Friday, May 22, 2009

Take and read: O'Donovan on reading Scripture

"No collective spiritual exercise, no sacrament, no act of praise or prayer is so primary to the catholic identity of the church gathered as the reading and recitation of Scripture."

- Oliver O'Donovan, "The Reading Church:
Scriptural Authority in Practice"
.

This morning I had a supervision meeting with Professor O'Donovan that was (largely due to his graciousness) not the train-wreck I had been somewhat anxiously anticipating (this in itself was quite ironic, since the topic at hand was some of my work on, well, anxiety - more on that soon).

During the course of our meeting, he mentioned somewhat dismissively a lecture he gave recently, and which I had heard about, but not read. It is a lecture reflecting upon the "Scripture" clause of the recent Jerusalem Declaration delivered at GAFCON (and partially composed by some of my former teachers at MTC):
We believe the Holy Scriptures of the Old and New Testaments to be the Word of God written and to contain all things necessary for salvation. The Bible is to be translated, read, preached, taught and obeyed in its plain and canonical sense, respectful of the church’s historic and consensual reading.
The lecture is itself an exercise in careful attention to this text, but becomes far more than simply another comment on a recent highly publicised declaration. Having now read his lecture, I can assure you that his estimation of its worth is as far off the mark as my anticipation of our meeting this morning. Take and read. Not just the lecture, but, of course, the Scriptures which are able to instruct you for salvation through faith in Christ Jesus.
NB Reading will take time, but that is the point: "Acts of reading that refuse the text patience invariably miscarry."

9 comments:

michael jensen said...

the Funniest thing about the lecture is the way he says that the framers are influenced by the 'Yale School'. This was found HIGHLY AMUSING by the guys who wrote it! But it is an excellent piece. A landmark.

Matthew Moffitt said...

What did he mean by saying that the framers were influenced by the Yale School (Brevard Childs)?

michael jensen said...

He meant that instead of talking about properties like 'inerrancy' they talked about the community in relation to scripture.

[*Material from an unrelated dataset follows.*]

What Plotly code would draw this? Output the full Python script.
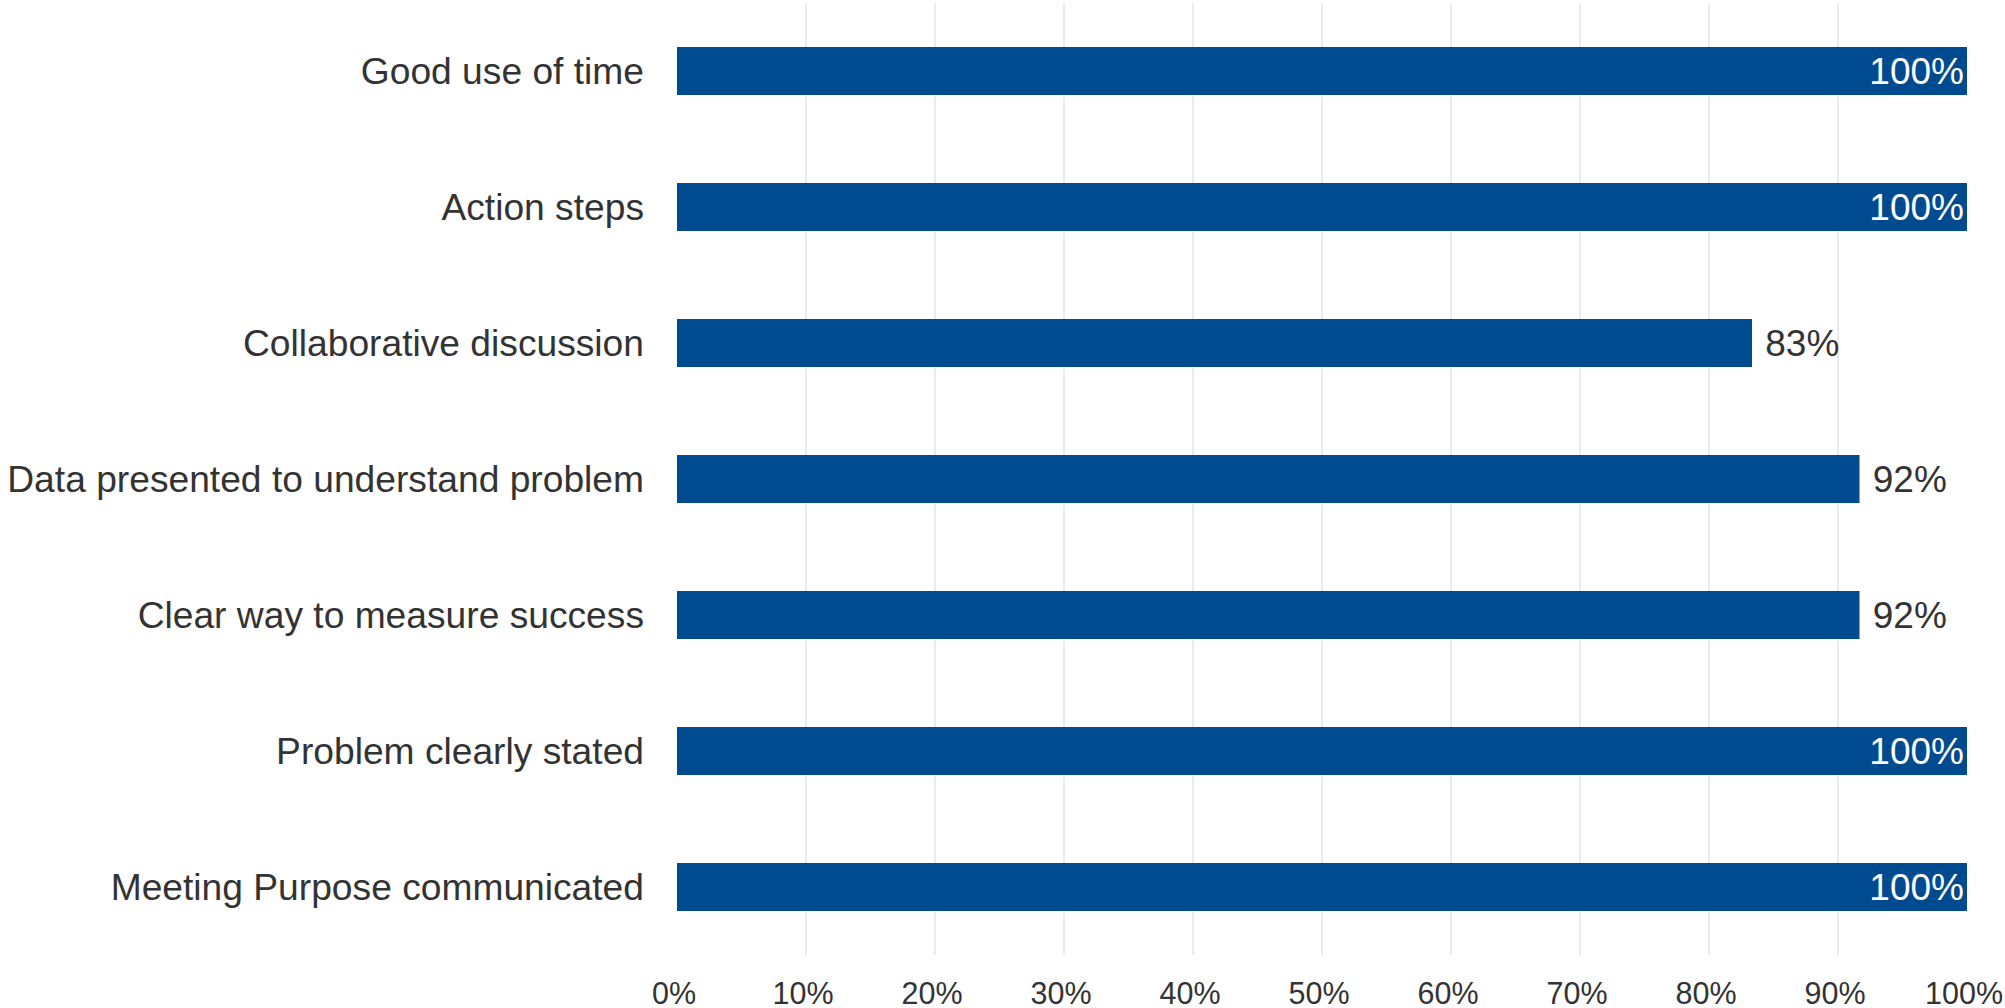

Mark Thompson WAS rather surprised to be counted among Hans Frei!!

Anonymous said...

horay your meeting wasn't bad! Billxxx

Matthew Moffitt said...

Ha ha ha, I bet MDT was rather surprised by that.

Matheson said...

Byron, thanks for this beautiful post. Having now read the piece, I think MPJ's assessment is perhaps not far from the mark. I'm feeling rather thankful to God right now for O'D's ministry as a theologian and Church leader!

Drew said...

not the train-wreck I had been somewhat anxiously anticipating The humbling experience of PhD candidature: I routinely thank God for gracious supervisors!

bigdog said...

Hello Byron

Just read O'D's lecture. Very edifying and helpful. Thank you.

byron smith said...

Hey Victor, good to hear from you and glad you enjoyed it.